What a Book Represents About Individuality
Written by Sophia R.
In “Death of an English Major,” Gary Taylor, Florida State University English Department Chair, reflects on the meaning of English majors while grappling with the murder of his student Maura Binkley. Maura, an English major at FSU, died in a premeditated shooting: from the eight billion stories shelved in the library of the population, the book on her existence was torn apart. In addition to his personal grief over an English major like himself being killed, Taylor captures the overarching dangers of discriminatory violence in America. While resonating with English majors, Taylor speaks to me and all Americans that we must strive to notice — and encourage others to notice — particularities over the generalities fixated on by society; the words that make up each person’s story count more than the genre the book is in.
Taylor, by breaking down the study of English, emphasizes the importance of noticing the small details. Within English, “what [academics] celebrate and investigate … is human particularity” (191). The way I just did, they pull out specific thoughts, analyzing what makes each one so special. This is the beauty of language that English majors such as Gary Taylor, Maura Binkley, and all of Maura’s classmates fell in love with. But what happened to Maura completely erases what her major stood for: “Before the gun killed Maura, the generalization did” (191). Taylor argues that the murder, caused by a gunman’s hatred for women, crushed Maura down to only her gender. That she, someone the gunman never knew, deserved to die because she fit a category he believed wronged him. That she, an English major studying the unique sophistication of particularities, deserved to die based on the overall unworthiness of an entire gender. The murderer could not see past Maura’s front cover to the beautiful lines that made up her story. And this killed her. In this way, this essay (and an English degree) teaches us to highlight the small but powerful details that are deadly to miss.

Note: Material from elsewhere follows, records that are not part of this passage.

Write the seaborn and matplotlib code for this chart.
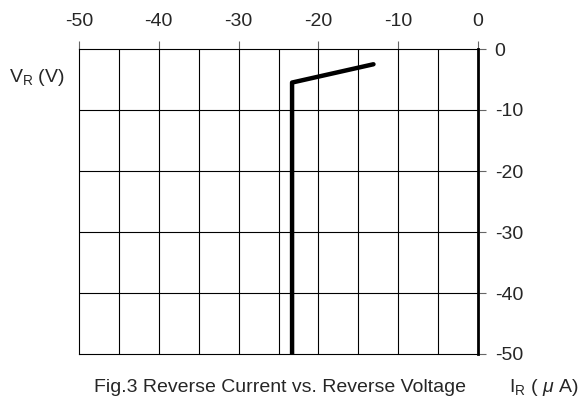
import seaborn as sns
import matplotlib.pyplot as plt
import pandas as pd

# Reverse current / reverse voltage curve
current_ua = [-23.3, -23.3, -13.1]
voltage_v = [-50.0, -5.5, -2.5]

x_ticks = [-50, -40, -30, -20, -10, 0]
y_ticks = [0, -10, -20, -30, -40, -50]
x_grid = [-45, -40, -35, -30, -25, -20, -15, -10, -5]
y_grid = [-10, -20, -30, -40]

sns.set_style('white')
plt.rcParams['font.family'] = ['Liberation Sans', 'DejaVu Sans']
plt.rcParams['mathtext.fontset'] = 'custom'
plt.rcParams['mathtext.rm'] = 'Liberation Sans'
plt.rcParams['mathtext.it'] = 'Liberation Sans:italic'
plt.rcParams['axes.unicode_minus'] = False

df = pd.DataFrame({'I_R': current_ua, 'V_R': voltage_v})

fig = plt.figure(figsize=(5.81, 4.01), dpi=100)
ax = fig.add_axes([79 / 581, 47 / 401, 399 / 581, 305 / 401])

# grid lines
for gx in x_grid:
    ax.axvline(gx, color='black', lw=0.8, zorder=1)
for gy in y_grid:
    ax.axhline(gy, color='black', lw=0.8, zorder=1)

sns.lineplot(data=df, x='I_R', y='V_R', sort=False, estimator=None,
             color='black', lw=3.2, ax=ax, zorder=3)

ax.set_xlim(-50, 0)
ax.set_ylim(-50, 0)
ax.set_xticks(x_ticks)
ax.set_yticks(y_ticks)
ax.xaxis.tick_top()
ax.yaxis.tick_right()
ax.tick_params(axis='x', length=6, width=0.8, color='#666666', pad=8,
               labelsize=14, top=True, bottom=False)
ax.tick_params(axis='y', length=6, width=0.8, color='#666666', pad=6,
               labelsize=14, right=True, left=False)
ax.set_xlabel('')
ax.set_ylabel('')

for side in ['top', 'left', 'bottom']:
    ax.spines[side].set_linewidth(0.8)
    ax.spines[side].set_color('black')
ax.spines['right'].set_linewidth(2.0)
ax.spines['right'].set_color('black')

fig.text(37 / 581, 1 - 77 / 401, r'V$_\mathrm{R}$ (V)', ha='center', va='center',
         fontsize=14)
fig.text(280 / 581, 1 - 388 / 401, 'Fig.3 Reverse Current vs. Reverse Voltage',
         ha='center', va='center', fontsize=14)
fig.text(579 / 581, 1 - 388 / 401, r'I$_\mathrm{R}$ ( $\mu$ A)', ha='right',
         va='center', fontsize=14)

fig.savefig('out.png', dpi=100)
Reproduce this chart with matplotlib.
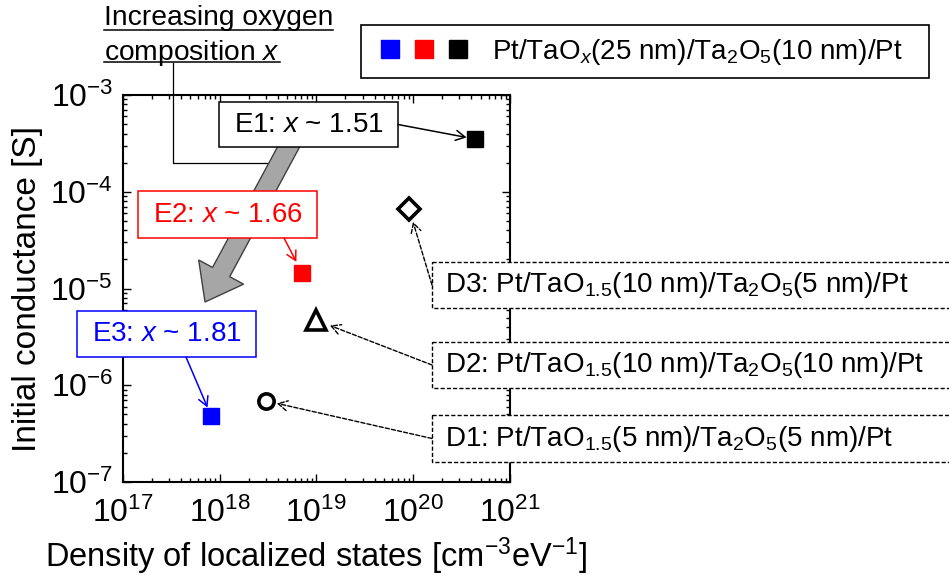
import numpy as np
import matplotlib
matplotlib.use("Agg")
import matplotlib.pyplot as plt
import matplotlib.transforms as mtransforms
from matplotlib.lines import Line2D
from matplotlib.patches import Rectangle, FancyArrow
from matplotlib.legend_handler import HandlerTuple
from matplotlib.ticker import LogLocator, NullFormatter

plt.rcParams['font.family'] = ['Liberation Sans', 'DejaVu Sans']
plt.rcParams['mathtext.fontset'] = 'custom'
plt.rcParams['mathtext.rm'] = 'Liberation Sans'
plt.rcParams['mathtext.it'] = 'Liberation Sans:italic'
plt.rcParams['mathtext.bf'] = 'Liberation Sans:bold'

# E-series: Pt/TaOx(25 nm)/Ta2O5(10 nm)/Pt  (E3, E2, E1)
e_x = [8.2e17, 7.1e18, 4.4e20]
e_y = [4.8e-7, 1.46e-5, 3.5e-4]
e_colors = ['#0000ff', '#ff0000', '#000000']
e_labels = ['E3: $x$ ~ 1.81', 'E2: $x$ ~ 1.66', 'E1: $x$ ~ 1.51']

# D-series: open markers (D1, D2, D3)
d_x = [3.0e18, 1.0e19, 9.1e19]
d_y = [6.9e-7, 4.7e-6, 6.6e-5]
d_markers = ['o', '^', 'D']
d_labels = ['D1: Pt/TaO$_{1.5}$(5 nm)/Ta$_2$O$_5$(5 nm)/Pt',
            'D2: Pt/TaO$_{1.5}$(10 nm)/Ta$_2$O$_5$(10 nm)/Pt',
            'D3: Pt/TaO$_{1.5}$(10 nm)/Ta$_2$O$_5$(5 nm)/Pt']

legend_label = 'Pt/TaO$_x$(25 nm)/Ta$_2$O$_5$(10 nm)/Pt'

W, H = 949, 581
fig = plt.figure(figsize=(W / 100, H / 100), dpi=100)
ax = fig.add_axes([122.7 / W, 1 - 482 / H, 387.3 / W, 387 / H])

# pixel coords measured from the top-left corner of the image
PX = mtransforms.Affine2D().scale(1 / W, -1 / H).translate(0, 1) + fig.transFigure

for x, y, c in zip(e_x, e_y, e_colors):
    ax.plot(x, y, 's', color=c, markersize=11.5, zorder=4)
ms = {'o': 11, '^': 14, 'D': 11}
for x, y, m in zip(d_x, d_y, d_markers):
    ax.plot(x, y, m, mfc='white', mec='black', mew=2.6, markersize=ms[m], zorder=4)

ax.set_xscale('log')
ax.set_yscale('log')
ax.set_xlim(1e17, 1e21)
ax.set_ylim(1e-7, 1e-3)
ax.xaxis.set_major_locator(LogLocator(base=10, numticks=10))
ax.yaxis.set_major_locator(LogLocator(base=10, numticks=10))
ax.xaxis.set_minor_locator(LogLocator(base=10, subs=np.arange(2, 10), numticks=20))
ax.yaxis.set_minor_locator(LogLocator(base=10, subs=np.arange(2, 10), numticks=20))
ax.xaxis.set_minor_formatter(NullFormatter())
ax.yaxis.set_minor_formatter(NullFormatter())
ax.tick_params(which='both', direction='in', top=True, right=True, width=1.0)
ax.tick_params(which='major', length=5.5, labelsize=23)
ax.tick_params(which='minor', length=3)
ax.tick_params(axis='x', which='major', pad=11)
ax.tick_params(axis='y', which='major', pad=7)
for s in ax.spines.values():
    s.set_linewidth(1.5)

ax.set_xlabel('Density of localized states [cm$^{-3}$eV$^{-1}$]', fontsize=23.5)
ax.set_ylabel('Initial conductance [S]', fontsize=24)
ax.xaxis.set_label_coords(0.5, -0.138)
ax.yaxis.set_label_coords(-0.205, 0.5)

# legend with the three coloured squares in one entry
keys = tuple(Line2D([], [], marker='s', ls='none', color=c, markersize=12.5) for c in e_colors)
leg = ax.legend([keys], [legend_label], handler_map={tuple: HandlerTuple(ndivide=None, pad=0)},
                loc='upper left', bbox_to_anchor=(361 / W, 1 - 79 / H, 568 / W, 54 / H),
                bbox_transform=fig.transFigure, mode='expand', borderaxespad=0,
                fontsize=20, handlelength=3.7, handletextpad=0.6, borderpad=0.42,
                fancybox=False, framealpha=1, edgecolor='black')
leg.get_frame().set_linewidth(1.2)

# big grey arrow (increasing x)
tip = np.array([205.0, 302.0])
start = np.array([297.7, 130.0])
d = tip - start
ax.add_patch(FancyArrow(start[0], start[1], d[0], d[1], width=19.5, head_width=51,
                        head_length=34, length_includes_head=True, fc='#a6a6a6',
                        ec='#404040', lw=1.0, transform=PX, clip_on=False, zorder=6))
ax.add_line(Line2D([173.3, 173.3, 285], [63, 162.7, 162.7], color='black', lw=0.9,
                   transform=PX, clip_on=False, zorder=5))

# header text, underlined
t1 = fig.text(104 / W, 1 - 25 / H, 'Increasing oxygen', fontsize=20.3, va='baseline')
t2 = fig.text(104 / W, 1 - 59.5 / H, 'composition $x$', fontsize=20.3, va='baseline')
fig.canvas.draw()
r = fig.canvas.get_renderer()
for t, yy in ((t1, 30), (t2, 62)):
    bb = t.get_window_extent(r)
    fig.add_artist(Line2D([bb.x0 / W, bb.x1 / W], [1 - yy / H] * 2, color='black', lw=1.1,
                          transform=fig.transFigure))

# E boxes: (left, top, right, bottom), arrow start, shrink
e_boxes = [(77, 311, 256, 357), (138, 191, 317, 238), (219, 102, 398, 147)]
e_starts = [(186, 357), (284, 238), (398, 124.5)]
e_shrink = [6.7, 8.7, 6.5]
for (x0, y0, x1, y1), st, sh, lab, c, x, y in zip(e_boxes, e_starts, e_shrink, e_labels,
                                                    e_colors, e_x, e_y):
    ax.add_patch(Rectangle((x0, y0), x1 - x0, y1 - y0, fc='white', ec=c, lw=1.1,
                           transform=PX, clip_on=False, zorder=7))
    ax.text((x0 + x1) / 2, (y0 + y1) / 2, lab, color=c, fontsize=20, ha='center', va='center',
            transform=PX, clip_on=False, zorder=8)
    ax.annotate('', xy=(x, y), xytext=st, textcoords=PX,
                arrowprops=dict(arrowstyle='->,head_length=0.55,head_width=0.3', color=c,
                                lw=1.1, shrinkA=0, shrinkB=sh, mutation_scale=12), zorder=7)

# D boxes (dashed, run off the right edge)
d_boxes = [(432, 415, 962, 462), (432, 342, 962, 388), (432, 262, 962, 308)]
d_shrink = [8.2, 10.5, 9.5]
for (x0, y0, x1, y1), sh, lab, x, y in zip(d_boxes, d_shrink, d_labels, d_x, d_y):
    ax.add_patch(Rectangle((x0, y0), x1 - x0, y1 - y0, fc='white', ec='black', lw=1.0,
                           ls=(0, (3, 1.5)), transform=PX, clip_on=False, zorder=7))
    ax.text(444.8, (y0 + y1) / 2, lab, fontsize=20, ha='left', va='center',
            transform=PX, clip_on=False, zorder=8)
    ax.annotate('', xy=(x, y), xytext=(x0, (y0 + y1) / 2), textcoords=PX,
                arrowprops=dict(arrowstyle='->,head_length=0.55,head_width=0.3', color='black',
                                lw=1.0, ls=(0, (3, 1.5)), shrinkA=0, shrinkB=sh,
                                mutation_scale=12), zorder=7)

fig.savefig('out.png', dpi=100)
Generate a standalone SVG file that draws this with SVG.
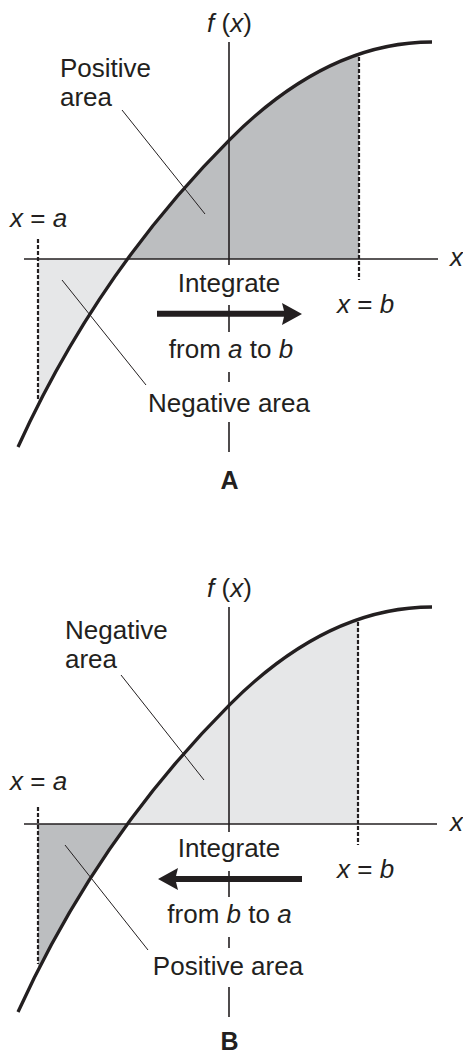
<svg xmlns="http://www.w3.org/2000/svg" width="463" height="1055" viewBox="0 0 463 1055">
<style>
text{font-family:"Liberation Sans",Arial,sans-serif;font-size:26px;fill:#231f20}
.i{font-style:italic}
.b{font-weight:bold;font-size:25px}
.axis{stroke:#231f20;stroke-width:1.6;fill:none}
.curve{stroke:#231f20;stroke-width:3.3;fill:none;stroke-linecap:butt}
.dash{stroke:#231f20;stroke-width:2.2;fill:none;stroke-dasharray:4 2}
.lead{stroke:#231f20;stroke-width:1;fill:none}
.dark{fill:#bcbec0}
.light{fill:#e6e7e8}
.arrow{fill:#231f20}
</style>
<defs>
<clipPath id="up"><rect x="38" y="0" width="321" height="259"/></clipPath>
<clipPath id="down"><rect x="38" y="259" width="321" height="200"/></clipPath>
<path id="region" d="M18,447 C83,304 165,204.3 230,139.3 C285,84.3 352,42 432,42 L432,259 L18,259 Z"/>
</defs>

<g id="panelA">
  <g id="fillsA">
    <use href="#region" class="dark" clip-path="url(#up)"/>
    <use href="#region" class="light" clip-path="url(#down)"/>
  </g>
  <g id="axesA">
    <line class="axis" x1="24" y1="259" x2="438" y2="259"/>
    <line class="axis" x1="229" y1="42" x2="229" y2="265"/>
    <line class="axis" x1="229" y1="305" x2="229" y2="332"/>
    <line class="axis" x1="229" y1="372" x2="229" y2="382"/>
    <line class="axis" x1="229" y1="422" x2="229" y2="452"/>
    <line class="dash" x1="38" y1="239" x2="38" y2="401"/>
    <line class="dash" x1="359" y1="57" x2="359" y2="280"/>
  </g>
  <g id="curveA"><path class="curve" d="M18,447 C83,304 165,204.3 230,139.3 C285,84.3 352,42 432,42"/></g>
  <g id="connectorsA">
    <line class="lead" x1="122" y1="110" x2="205" y2="214"/>
    <line class="lead" x1="62" y1="280" x2="146" y2="385"/>
    <path class="arrow" d="M157,310.7 L284,310.7 L282,303 L302,314 L282,325 L284,316.7 L157,316.7 Z"/>
  </g>
  <g id="labelsA">
    <text x="229.5" y="32" text-anchor="middle"><tspan class="i">f</tspan> (<tspan class="i">x</tspan>)</text>
    <text x="60" y="77">Positive<tspan x="60" dy="29">area</tspan></text>
    <text x="10" y="227"><tspan class="i">x</tspan> = <tspan class="i">a</tspan></text>
    <text x="450" y="266" class="i">x</text>
    <text x="229" y="292" text-anchor="middle">Integrate</text>
    <text x="337" y="313"><tspan class="i">x</tspan> = <tspan class="i">b</tspan></text>
    <text x="231" y="358" text-anchor="middle">from <tspan class="i">a</tspan> to <tspan class="i">b</tspan></text>
    <text x="229" y="412" text-anchor="middle">Negative area</text>
    <text x="229.5" y="489" text-anchor="middle" class="b">A</text>
  </g>
</g>

<g id="panelB" transform="translate(0,565)">
  <g id="fillsB">
    <use href="#region" class="light" clip-path="url(#up)"/>
    <use href="#region" class="dark" clip-path="url(#down)"/>
  </g>
  <g id="axesB">
    <line class="axis" x1="24" y1="259" x2="437" y2="259"/>
    <line class="axis" x1="229" y1="42" x2="229" y2="267"/>
    <line class="axis" x1="229" y1="306" x2="229" y2="332"/>
    <line class="axis" x1="229" y1="372" x2="229" y2="383"/>
    <line class="axis" x1="229" y1="422" x2="229" y2="452"/>
    <line class="dash" x1="38" y1="242" x2="38" y2="399"/>
    <line class="dash" x1="358" y1="57" x2="358" y2="280"/>
  </g>
  <g id="curveB"><path class="curve" d="M18,447 C83,304 165,204.3 230,139.3 C285,84.3 352,42 432,42"/></g>
  <g id="connectorsB">
    <line class="lead" x1="121" y1="110" x2="204" y2="215"/>
    <line class="lead" x1="65" y1="280" x2="148" y2="385"/>
    <path class="arrow" d="M302,311 L176,311 L178,303 L158,314 L178,325 L176,317 L302,317 Z"/>
  </g>
  <g id="labelsB">
    <text x="229.5" y="32" text-anchor="middle"><tspan class="i">f</tspan> (<tspan class="i">x</tspan>)</text>
    <text x="65" y="74">Negative<tspan x="65" dy="29">area</tspan></text>
    <text x="10" y="225"><tspan class="i">x</tspan> = <tspan class="i">a</tspan></text>
    <text x="450" y="266" class="i">x</text>
    <text x="229" y="292" text-anchor="middle">Integrate</text>
    <text x="337" y="313"><tspan class="i">x</tspan> = <tspan class="i">b</tspan></text>
    <text x="229.5" y="358" text-anchor="middle">from <tspan class="i">b</tspan> to <tspan class="i">a</tspan></text>
    <text x="228" y="410" text-anchor="middle">Positive area</text>
    <text x="229.5" y="485" text-anchor="middle" class="b">B</text>
  </g>
</g>
</svg>
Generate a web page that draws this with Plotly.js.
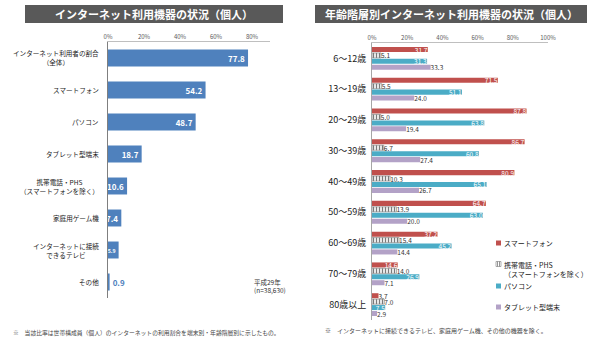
<!DOCTYPE html>
<html>
<head>
<meta charset="utf-8">
<script src="https://cdn.plot.ly/plotly-3.0.1.min.js"></script>
<style>
  html, body { margin: 0; padding: 0; background: #fff; }
  #chart { width: 590px; height: 339px; }
</style>
</head>
<body>
<div id="chart"></div>
<script>
// Internet devices used by individuals (all ages)
const deviceLabels = [
  'インターネット利用者の割合<br>（全体）',
  'スマートフォン',
  'パソコン',
  'タブレット型端末',
  '携帯電話・PHS<br>（スマートフォンを除く）',
  '家庭用ゲーム機',
  'インターネットに接続<br>できるテレビ',
  'その他'
];
const deviceValues = [77.8, 54.2, 48.7, 18.7, 10.6, 7.4, 5.9, 0.9];

// Internet devices by age group
const ageGroups = ['6～12歳', '13～19歳', '20～29歳', '30～39歳', '40～49歳', '50～59歳', '60～69歳', '70～79歳', '80歳以上'];
const seriesNames = ['スマートフォン', '携帯電話・PHS<br>（スマートフォンを除く）', 'パソコン', 'タブレット型端末'];
const smartphone   = [31.7, 71.5, 87.8, 86.7, 80.9, 64.7, 37.2, 14.6, 3.7];
const featurePhone = [5.1, 5.5, 5.0, 6.7, 10.3, 13.9, 15.4, 14.0, 7.0];
const pc           = [31.3, 51.1, 63.8, 60.8, 65.1, 63.0, 45.2, 26.9, 7.5];
const tablet       = [33.3, 24.0, 19.4, 27.4, 26.7, 20.0, 14.4, 7.1, 2.9];

const xTicksLeft  = [0, 20, 40, 60, 80];
const xTicksRight = [0, 20, 40, 60, 80, 100];

const titleLeft  = 'インターネット利用機器の状況（個人）';
const titleRight = '年齢階層別インターネット利用機器の状況（個人）';
const sampleNote = '平成29年<br>(n=38,630)';
const noteLeft   = '※　当該比率は世帯構成員（個人）のインターネットの利用割合を端末別・年齢階層別に示したもの。';
const noteRight  = '※　インターネットに接続できるテレビ、家庭用ゲーム機、その他の機器を除く。';

const FONT = '"Noto Sans CJK JP", "Noto Sans", sans-serif';
const W = 590, H = 339;
const px = v => v / W;
const py = v => 1 - v / H;

const seriesColors = ['#C0504D', '#8c8c8c', '#4BACC6', '#B3A2C7'];
const ageSeries = [smartphone, featurePhone, pc, tablet];
const labelInside = [true, false, true, false];

const traces = [];

// left panel: single series; very short bars get a smaller label so it stays inside
traces.push({
  type: 'bar', orientation: 'h',
  x: deviceValues, y: deviceLabels,
  xaxis: 'x', yaxis: 'y',
  width: 0.53,
  marker: { color: '#4F81BD' },
  text: deviceValues.map(v => v.toFixed(1)),
  textposition: deviceValues.map(v => v >= 2 ? 'inside' : 'outside'),
  insidetextanchor: 'end',
  textangle: 0,
  constraintext: 'none',
  insidetextfont: {
    family: FONT, color: '#ffffff', weight: 'bold',
    size: deviceValues.map(v => v < 7 ? 5.2 : 8)
  },
  outsidetextfont: { family: FONT, size: 8, color: '#4F81BD', weight: 'bold' },
  cliponaxis: false,
  showlegend: false,
  hoverinfo: 'x+y'
});

// right panel: four grouped series
ageSeries.forEach((vals, i) => {
  const marker = { color: seriesColors[i] };
  if (i === 1) {
    marker.color = '#ffffff';
    marker.pattern = { shape: '|', fgcolor: '#7a7a7a', bgcolor: '#ffffff', size: 3, solidity: 0.45 };
    marker.line = { color: '#7a7a7a', width: 0.6 };
  }
  traces.push({
    type: 'bar', orientation: 'h',
    name: seriesNames[i],
    x: vals, y: ageGroups,
    xaxis: 'x2', yaxis: 'y2',
    marker: marker,
    text: vals.map(v => v.toFixed(1)),
    textposition: vals.map(v => (labelInside[i] && v >= 5) ? 'inside' : 'outside'),
    insidetextanchor: 'end',
    textangle: 0,
    constraintext: 'none',
    insidetextfont: { family: FONT, size: 6.5, color: '#ffffff' },
    outsidetextfont: { family: FONT, size: 6.5, color: '#333333' },
    cliponaxis: false,
    showlegend: false
  });
});

const annotations = [];
const shapes = [];

// dark title bars
[[25, 283, titleLeft, 154], [315, 587, titleRight, 451]].forEach(([x0, x1, t, cx]) => {
  shapes.push({
    type: 'rect', xref: 'paper', yref: 'paper',
    x0: px(x0), x1: px(x1), y0: py(23), y1: py(5),
    fillcolor: '#595959', line: { width: 0 }, layer: 'below'
  });
  annotations.push({
    xref: 'paper', yref: 'paper', x: px(cx), y: py(14),
    xanchor: 'center', yanchor: 'middle', showarrow: false,
    text: '<b>' + t + '</b>',
    font: { family: FONT, size: 11, color: '#ffffff' }
  });
});

// category labels for the left panel (centred multi-line)
deviceLabels.forEach(lbl => {
  annotations.push({
    xref: 'paper', yref: 'y', x: px(101), y: lbl,
    xanchor: 'right', yanchor: 'middle', align: 'center', showarrow: false,
    text: lbl,
    font: { family: FONT, size: 6.6, color: '#1a1a1a' }
  });
});

// sample note
annotations.push({
  xref: 'paper', yref: 'paper', x: px(252), y: py(286),
  xanchor: 'left', yanchor: 'middle', align: 'left', showarrow: false,
  text: sampleNote,
  font: { family: FONT, size: 6.5, color: '#333333' }
});

// legend for the age-group panel: swatch + label
const legendY = [243, 264, 286, 307];
const legendLines = [1, 2, 1, 1];
seriesNames.forEach((name, i) => {
  const cy = legendY[i];
  shapes.push({
    type: 'rect', xref: 'paper', yref: 'paper',
    x0: px(496), x1: px(501), y0: py(cy + 2.5), y1: py(cy - 2.5),
    fillcolor: i === 1 ? '#ffffff' : seriesColors[i],
    line: { color: i === 1 ? '#7a7a7a' : seriesColors[i], width: i === 1 ? 0.6 : 0 }
  });
  if (i === 1) {
    [497.5, 499.5].forEach(lx => shapes.push({
      type: 'line', xref: 'paper', yref: 'paper',
      x0: px(lx), x1: px(lx), y0: py(cy + 2.5), y1: py(cy - 2.5),
      line: { color: '#7a7a7a', width: 0.8 }
    }));
  }
  annotations.push({
    xref: 'paper', yref: 'paper', x: px(502), y: py(cy),
    xanchor: 'left', yanchor: legendLines[i] > 1 ? 'top' : 'middle', align: 'left', showarrow: false,
    yshift: legendLines[i] > 1 ? 6 : 0,
    text: name,
    font: { family: FONT, size: 7, color: '#222222' }
  });
});

// footnotes
annotations.push({
  xref: 'paper', yref: 'paper', x: px(11), y: py(332),
  xanchor: 'left', yanchor: 'middle', showarrow: false,
  text: noteLeft,
  font: { family: FONT, size: 5.8, color: '#444444' }
});
annotations.push({
  xref: 'paper', yref: 'paper', x: px(323), y: py(330),
  xanchor: 'left', yanchor: 'middle', showarrow: false,
  text: noteRight,
  font: { family: FONT, size: 6, color: '#444444' }
});

const xCommon = {
  side: 'top', showline: true, linecolor: '#bfbfbf', linewidth: 1,
  showgrid: false, zeroline: false, ticks: '', fixedrange: true,
  tickfont: { family: FONT, size: 6, color: '#595959' }
};

const layout = {
  width: W, height: H,
  margin: { l: 0, r: 0, t: 0, b: 0 },
  paper_bgcolor: '#ffffff', plot_bgcolor: 'rgba(0,0,0,0)',
  barmode: 'group', bargap: 0.23, bargroupgap: 0.15,
  showlegend: false,
  font: { family: FONT },
  xaxis: Object.assign({}, xCommon, {
    domain: [px(108), px(270)], range: [0, 90], anchor: 'y',
    tickmode: 'array', tickvals: xTicksLeft, ticktext: xTicksLeft.map(t => t + '%')
  }),
  yaxis: {
    domain: [py(298), py(42)], type: 'category', range: [7.5, -0.5], anchor: 'x',
    showline: true, linecolor: '#7f7f7f', linewidth: 1,
    showticklabels: false, ticks: '', showgrid: false, zeroline: false, fixedrange: true
  },
  xaxis2: Object.assign({}, xCommon, {
    domain: [px(372), px(548)], range: [0, 100], anchor: 'y2',
    tickmode: 'array', tickvals: xTicksRight, ticktext: xTicksRight.map(t => t + '%')
  }),
  yaxis2: {
    domain: [py(320), py(43)], type: 'category', range: [8.5, -0.5], anchor: 'x2',
    showline: true, linecolor: '#a6a6a6', linewidth: 1,
    ticks: 'outside', ticklen: 3, tickcolor: 'rgba(0,0,0,0)',
    tickfont: { family: FONT, size: 9, color: '#1a1a1a' },
    showgrid: false, zeroline: false, fixedrange: true
  },
  shapes: shapes,
  annotations: annotations
};

Plotly.newPlot('chart', traces, layout, { displayModeBar: false, staticPlot: true });
</script>
</body>
</html>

In contemplating what an English major means to me, I’m struck by concerns over my college applications — specifically, how I exist with both generalities and particularities. Unlike Maura, in my applications, 1) I may benefit from generalities, and 2) I am not in harm’s way. Firstly, Maura “was a treasury of particulars,” in a place where the emphasis on generalities ended her story (189). However, when presenting myself to the admissions officers, I want a balance that shows my generalities too. I want to show that I match the general category of the university’s ideal student but also write my own chapters of particularity and prove why my story — over many others on the same shelf — deserves to be chosen. In terms of the second point, if I don’t get accepted into my top schools, it won’t kill me — a key distinction between my juggling for particularities and generalities and Maura’s.
But upon second thought, am I really any safer than Maura was? On the mental side, sharing a page of myself with colleges at risk of rejection still threatens my sense of security. I’m scared. Then a physical standpoint: Maura’s last moments were in a yoga studio. Is that any more dangerous than my dance studio? I share the same generality that killed Maura. From the gunman’s eyes, I too am Maura. To him, we’re both the same “specimen of the category ‘woman’” — a genre not worth reading closely (191). So despite the occasional advantages of fitting a category, Taylor’s prioritization of particularities is reassuring. Ultimately, the details that make me me are barely remembered by admissions offices — they’ll be remembered by people like my future college English teacher (regardless of the school I end up at); similarly, while the pain of college rejections is temporary, the legacy of our particularities on the people who care is permanent. Particularities hold immense power. The way English majors “savor specificities of phrasing” and “pounce upon and explore a single word” in the books from their university libraries, we must all savor, pounce upon and explore, be in awe of — and most importantly — celebrate people based on the unique diction that make up their book (191). We must individually hold ourselves for our little characteristics, then collectively tackle the sweeping generalizations and oversimplifications our society makes before it kills more of us. In truly understanding this, perhaps we can see that studying crucial particularities, such as through an English major, has an undeniable significance that cannot be outweighed by generalities; perhaps I’m less terrified of college applications now.